Je le pense d’abord parce qu’elle aura largement l’âge d’être candidate. Ensuite parce qu’en 2017, Nicolas Sarkozy ne sera pas le candidat de la droite. Le candidat de la droite n’aura peut-être alors plus la même capacité à rassembler ou peut-être plus les mêmes prévenances vis-à-vis du Front. Parce que je continue à penser que Nicolas Sarkozy n’aime pas le FN. Et puis évidemment, il y a un scénario privilégié qui est celui où le président actuel n’est pas réélu et où l’UMP implose et la droite se recompose.
Si l’aile droite de la majorité présidentielle sent qu’il y a une pression de la base pour aller dans ce sens, je pense que la région Paca sera le laboratoire de ce type de discussion.

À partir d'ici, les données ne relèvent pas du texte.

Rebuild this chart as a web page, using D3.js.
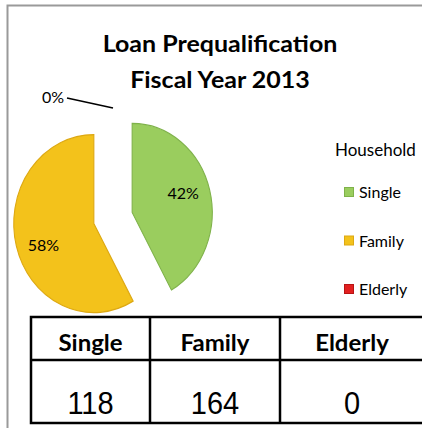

Le mouvement est bien malade. Il y a un phénomène de démobilisation qui date de 2007 et de la rapidité avec laquelle dans tous les milieux, on a enterré le FN. Nicolas Sarkozy lui avait porté un coup quasiment mortel. Beaucoup de militants des réseaux antifascistes sont alors passés à d’autres types de mobilisation dans le tissu associatif, les luttes sociales. J’avais d’ailleurs expliqué dans ces milieux, et cela avant 2007, qu’il fallait compléter l’engagement antifasciste par un engagement social car c’est la question sociale qui fait le FN. Aujourd’hui, tout est à reconstruire.